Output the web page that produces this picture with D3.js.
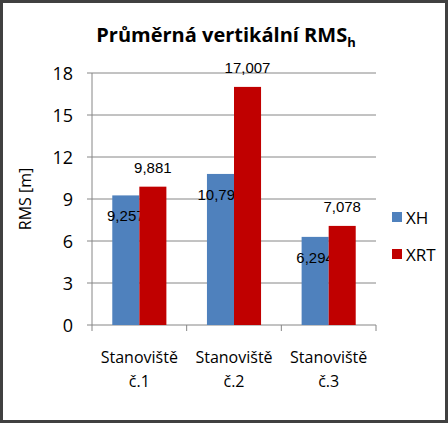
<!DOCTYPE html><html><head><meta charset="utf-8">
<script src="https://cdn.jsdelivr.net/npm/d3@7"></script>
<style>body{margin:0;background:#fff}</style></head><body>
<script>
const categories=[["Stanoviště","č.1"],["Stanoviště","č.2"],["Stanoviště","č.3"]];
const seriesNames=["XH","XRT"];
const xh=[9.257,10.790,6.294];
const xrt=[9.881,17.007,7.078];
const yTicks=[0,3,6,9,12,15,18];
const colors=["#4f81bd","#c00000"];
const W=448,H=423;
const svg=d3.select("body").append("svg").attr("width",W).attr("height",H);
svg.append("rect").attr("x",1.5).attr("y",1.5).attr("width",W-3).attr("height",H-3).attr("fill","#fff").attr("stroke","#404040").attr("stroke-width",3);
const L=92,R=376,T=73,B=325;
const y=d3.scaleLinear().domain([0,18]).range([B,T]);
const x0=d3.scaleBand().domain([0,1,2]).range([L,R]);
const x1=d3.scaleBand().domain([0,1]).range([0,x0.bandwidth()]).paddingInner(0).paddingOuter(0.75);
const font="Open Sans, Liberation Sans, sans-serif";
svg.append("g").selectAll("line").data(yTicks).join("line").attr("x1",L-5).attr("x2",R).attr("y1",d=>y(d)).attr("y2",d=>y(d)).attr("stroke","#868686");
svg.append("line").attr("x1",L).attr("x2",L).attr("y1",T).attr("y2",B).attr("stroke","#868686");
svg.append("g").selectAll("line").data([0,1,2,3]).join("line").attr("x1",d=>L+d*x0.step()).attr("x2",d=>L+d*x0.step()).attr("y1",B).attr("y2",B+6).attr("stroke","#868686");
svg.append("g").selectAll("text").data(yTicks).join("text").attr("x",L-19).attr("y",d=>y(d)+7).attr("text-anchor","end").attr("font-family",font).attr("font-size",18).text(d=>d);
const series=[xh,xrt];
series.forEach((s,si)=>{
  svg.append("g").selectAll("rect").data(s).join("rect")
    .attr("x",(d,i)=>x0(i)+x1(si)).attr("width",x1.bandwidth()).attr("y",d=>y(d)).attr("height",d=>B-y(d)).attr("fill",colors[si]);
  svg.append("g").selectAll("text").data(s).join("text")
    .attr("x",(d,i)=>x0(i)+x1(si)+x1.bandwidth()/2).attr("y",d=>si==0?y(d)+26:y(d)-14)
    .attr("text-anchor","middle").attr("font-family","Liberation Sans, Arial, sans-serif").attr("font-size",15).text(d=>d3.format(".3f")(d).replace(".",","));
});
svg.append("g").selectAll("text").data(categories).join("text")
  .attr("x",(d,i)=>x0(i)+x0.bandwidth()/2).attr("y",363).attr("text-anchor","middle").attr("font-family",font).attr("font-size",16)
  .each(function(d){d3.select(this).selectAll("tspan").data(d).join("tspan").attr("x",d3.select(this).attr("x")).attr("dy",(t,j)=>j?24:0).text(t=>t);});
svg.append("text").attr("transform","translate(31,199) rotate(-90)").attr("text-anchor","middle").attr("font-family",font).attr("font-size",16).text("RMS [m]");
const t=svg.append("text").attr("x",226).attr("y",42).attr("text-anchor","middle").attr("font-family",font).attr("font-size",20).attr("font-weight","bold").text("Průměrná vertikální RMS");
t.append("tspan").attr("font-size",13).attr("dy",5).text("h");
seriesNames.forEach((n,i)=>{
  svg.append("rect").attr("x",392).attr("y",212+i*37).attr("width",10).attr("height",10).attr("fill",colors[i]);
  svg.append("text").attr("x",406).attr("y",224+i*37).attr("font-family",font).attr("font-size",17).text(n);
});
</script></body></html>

-------

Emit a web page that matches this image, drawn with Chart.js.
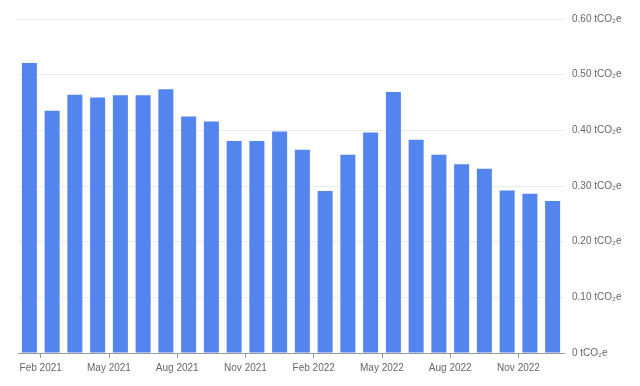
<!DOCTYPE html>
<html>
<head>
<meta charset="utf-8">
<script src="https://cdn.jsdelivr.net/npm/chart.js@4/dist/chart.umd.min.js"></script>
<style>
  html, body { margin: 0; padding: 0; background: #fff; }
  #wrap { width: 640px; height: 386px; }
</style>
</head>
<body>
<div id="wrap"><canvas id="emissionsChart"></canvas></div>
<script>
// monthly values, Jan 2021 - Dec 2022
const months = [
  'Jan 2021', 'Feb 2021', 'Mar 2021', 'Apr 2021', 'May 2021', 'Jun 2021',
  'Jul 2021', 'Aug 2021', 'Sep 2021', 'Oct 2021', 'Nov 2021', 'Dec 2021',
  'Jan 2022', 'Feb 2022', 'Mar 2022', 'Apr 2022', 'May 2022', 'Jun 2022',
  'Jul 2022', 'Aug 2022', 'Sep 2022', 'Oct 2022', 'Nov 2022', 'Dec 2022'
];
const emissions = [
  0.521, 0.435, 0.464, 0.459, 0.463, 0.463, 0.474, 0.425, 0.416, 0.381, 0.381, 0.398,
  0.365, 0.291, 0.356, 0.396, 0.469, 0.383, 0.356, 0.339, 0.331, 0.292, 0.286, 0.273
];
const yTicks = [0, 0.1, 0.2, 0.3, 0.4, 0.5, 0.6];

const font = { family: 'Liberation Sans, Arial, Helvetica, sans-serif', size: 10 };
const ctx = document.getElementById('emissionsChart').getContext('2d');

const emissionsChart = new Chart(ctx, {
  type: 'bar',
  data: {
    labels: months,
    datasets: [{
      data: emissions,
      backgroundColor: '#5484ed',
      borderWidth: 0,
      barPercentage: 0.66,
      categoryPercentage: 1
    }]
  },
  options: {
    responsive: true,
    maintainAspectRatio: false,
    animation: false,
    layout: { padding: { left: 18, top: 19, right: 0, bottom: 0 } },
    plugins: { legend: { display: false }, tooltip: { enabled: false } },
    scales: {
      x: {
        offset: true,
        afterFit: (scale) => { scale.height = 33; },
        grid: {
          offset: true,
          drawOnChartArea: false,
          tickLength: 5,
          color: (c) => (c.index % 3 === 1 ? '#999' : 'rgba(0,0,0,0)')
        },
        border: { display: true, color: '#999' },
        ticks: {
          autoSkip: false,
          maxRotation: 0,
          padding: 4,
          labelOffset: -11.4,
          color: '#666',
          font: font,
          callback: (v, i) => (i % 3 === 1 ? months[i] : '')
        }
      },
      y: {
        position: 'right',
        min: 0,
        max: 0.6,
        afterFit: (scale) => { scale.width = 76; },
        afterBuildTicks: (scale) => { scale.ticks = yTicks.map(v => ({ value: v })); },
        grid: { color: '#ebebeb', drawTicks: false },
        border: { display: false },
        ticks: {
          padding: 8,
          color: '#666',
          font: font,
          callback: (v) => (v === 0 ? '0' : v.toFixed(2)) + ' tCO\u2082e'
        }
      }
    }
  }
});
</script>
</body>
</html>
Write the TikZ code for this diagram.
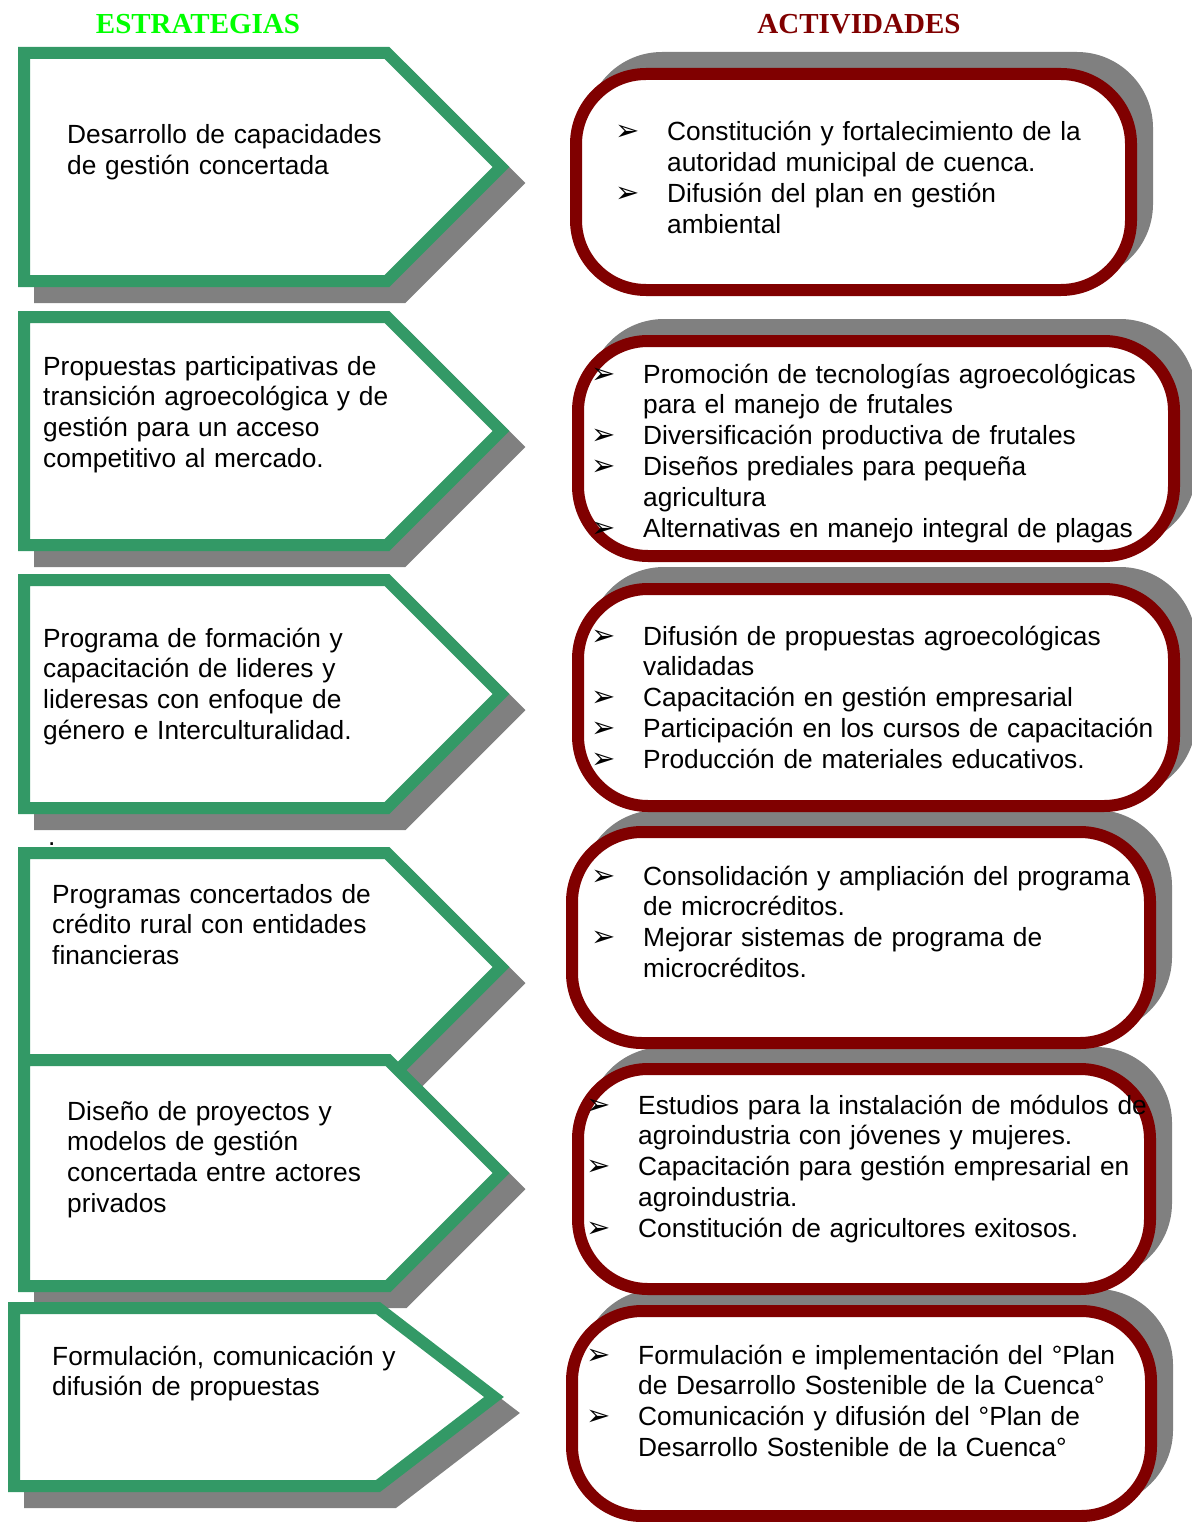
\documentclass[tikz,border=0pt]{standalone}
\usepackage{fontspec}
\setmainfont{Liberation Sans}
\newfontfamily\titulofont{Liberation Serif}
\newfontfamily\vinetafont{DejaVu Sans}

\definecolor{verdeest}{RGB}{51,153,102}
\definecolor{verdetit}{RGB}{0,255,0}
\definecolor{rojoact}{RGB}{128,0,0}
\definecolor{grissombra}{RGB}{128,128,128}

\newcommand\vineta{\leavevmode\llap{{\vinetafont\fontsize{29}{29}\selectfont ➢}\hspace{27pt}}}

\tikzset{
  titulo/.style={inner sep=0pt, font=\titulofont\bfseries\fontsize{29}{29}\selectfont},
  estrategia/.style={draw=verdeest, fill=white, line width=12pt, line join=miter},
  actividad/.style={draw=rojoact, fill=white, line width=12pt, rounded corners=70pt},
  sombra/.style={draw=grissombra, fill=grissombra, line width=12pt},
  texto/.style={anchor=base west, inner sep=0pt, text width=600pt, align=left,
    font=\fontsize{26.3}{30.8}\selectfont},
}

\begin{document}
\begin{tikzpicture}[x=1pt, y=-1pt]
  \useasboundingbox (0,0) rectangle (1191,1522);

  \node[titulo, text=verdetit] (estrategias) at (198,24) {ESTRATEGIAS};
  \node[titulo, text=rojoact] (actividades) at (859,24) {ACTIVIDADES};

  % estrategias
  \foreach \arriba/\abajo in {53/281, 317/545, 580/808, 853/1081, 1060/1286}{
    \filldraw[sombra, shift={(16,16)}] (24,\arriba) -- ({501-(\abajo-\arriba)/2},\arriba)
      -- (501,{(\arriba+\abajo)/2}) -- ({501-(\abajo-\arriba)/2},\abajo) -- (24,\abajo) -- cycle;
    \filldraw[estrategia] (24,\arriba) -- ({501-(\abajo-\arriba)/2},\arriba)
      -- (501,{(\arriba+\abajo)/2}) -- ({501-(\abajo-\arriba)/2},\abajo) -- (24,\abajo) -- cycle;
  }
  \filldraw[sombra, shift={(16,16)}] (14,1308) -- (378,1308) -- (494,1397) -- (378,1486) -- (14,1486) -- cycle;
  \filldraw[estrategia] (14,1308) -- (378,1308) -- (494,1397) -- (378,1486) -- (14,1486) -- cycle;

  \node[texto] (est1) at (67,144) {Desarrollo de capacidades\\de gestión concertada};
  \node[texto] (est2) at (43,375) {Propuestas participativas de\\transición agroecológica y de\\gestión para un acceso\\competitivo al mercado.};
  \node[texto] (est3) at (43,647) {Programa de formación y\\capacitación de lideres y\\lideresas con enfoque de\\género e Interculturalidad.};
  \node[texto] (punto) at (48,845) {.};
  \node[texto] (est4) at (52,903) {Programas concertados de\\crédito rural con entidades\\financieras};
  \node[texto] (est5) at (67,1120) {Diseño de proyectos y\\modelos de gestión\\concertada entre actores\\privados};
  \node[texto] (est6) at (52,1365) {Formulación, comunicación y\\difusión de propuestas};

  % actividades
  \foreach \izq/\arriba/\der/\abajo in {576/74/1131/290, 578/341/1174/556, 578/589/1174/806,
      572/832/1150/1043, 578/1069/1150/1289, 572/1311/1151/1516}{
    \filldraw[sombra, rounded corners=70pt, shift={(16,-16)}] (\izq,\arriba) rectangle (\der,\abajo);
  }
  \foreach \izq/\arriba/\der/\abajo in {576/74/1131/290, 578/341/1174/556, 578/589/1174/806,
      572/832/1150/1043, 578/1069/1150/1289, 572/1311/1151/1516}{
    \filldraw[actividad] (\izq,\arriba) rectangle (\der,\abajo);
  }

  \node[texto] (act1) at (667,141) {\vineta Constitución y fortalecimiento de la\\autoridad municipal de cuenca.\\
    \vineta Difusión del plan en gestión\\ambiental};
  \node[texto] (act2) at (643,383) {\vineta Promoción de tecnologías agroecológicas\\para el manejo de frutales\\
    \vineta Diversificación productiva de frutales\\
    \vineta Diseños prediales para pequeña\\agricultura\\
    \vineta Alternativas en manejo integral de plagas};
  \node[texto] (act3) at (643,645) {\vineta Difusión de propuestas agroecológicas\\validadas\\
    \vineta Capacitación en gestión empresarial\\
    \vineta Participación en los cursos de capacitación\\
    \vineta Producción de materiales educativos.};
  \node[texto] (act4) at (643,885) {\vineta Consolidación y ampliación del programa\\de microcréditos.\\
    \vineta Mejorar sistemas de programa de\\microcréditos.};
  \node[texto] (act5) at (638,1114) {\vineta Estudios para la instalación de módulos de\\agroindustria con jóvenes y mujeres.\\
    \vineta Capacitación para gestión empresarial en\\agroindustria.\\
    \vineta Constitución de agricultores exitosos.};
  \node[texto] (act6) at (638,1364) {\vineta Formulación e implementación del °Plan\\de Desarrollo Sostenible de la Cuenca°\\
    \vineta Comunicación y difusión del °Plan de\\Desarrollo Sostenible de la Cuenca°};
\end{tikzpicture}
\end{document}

-------

▶ [What you should do]: Copy exactly the stretch of lines from the one containing "Write the TikZ code for this diagram." through the one containing "text=rojoact] (actividades) at", both included. Leave out any pictures.

▶ [Reply to the exercise]:
Write the TikZ code for this diagram.
\documentclass[tikz,border=0pt]{standalone}
\usepackage{fontspec}
\setmainfont{Liberation Sans}
\newfontfamily\titulofont{Liberation Serif}
\newfontfamily\vinetafont{DejaVu Sans}

\definecolor{verdeest}{RGB}{51,153,102}
\definecolor{verdetit}{RGB}{0,255,0}
\definecolor{rojoact}{RGB}{128,0,0}
\definecolor{grissombra}{RGB}{128,128,128}

\newcommand\vineta{\leavevmode\llap{{\vinetafont\fontsize{29}{29}\selectfont ➢}\hspace{27pt}}}

\tikzset{
  titulo/.style={inner sep=0pt, font=\titulofont\bfseries\fontsize{29}{29}\selectfont},
  estrategia/.style={draw=verdeest, fill=white, line width=12pt, line join=miter},
  actividad/.style={draw=rojoact, fill=white, line width=12pt, rounded corners=70pt},
  sombra/.style={draw=grissombra, fill=grissombra, line width=12pt},
  texto/.style={anchor=base west, inner sep=0pt, text width=600pt, align=left,
    font=\fontsize{26.3}{30.8}\selectfont},
}

\begin{document}
\begin{tikzpicture}[x=1pt, y=-1pt]
  \useasboundingbox (0,0) rectangle (1191,1522);

  \node[titulo, text=verdetit] (estrategias) at (198,24) {ESTRATEGIAS};
  \node[titulo, text=rojoact] (actividades) at (859,24) {ACTIVIDADES};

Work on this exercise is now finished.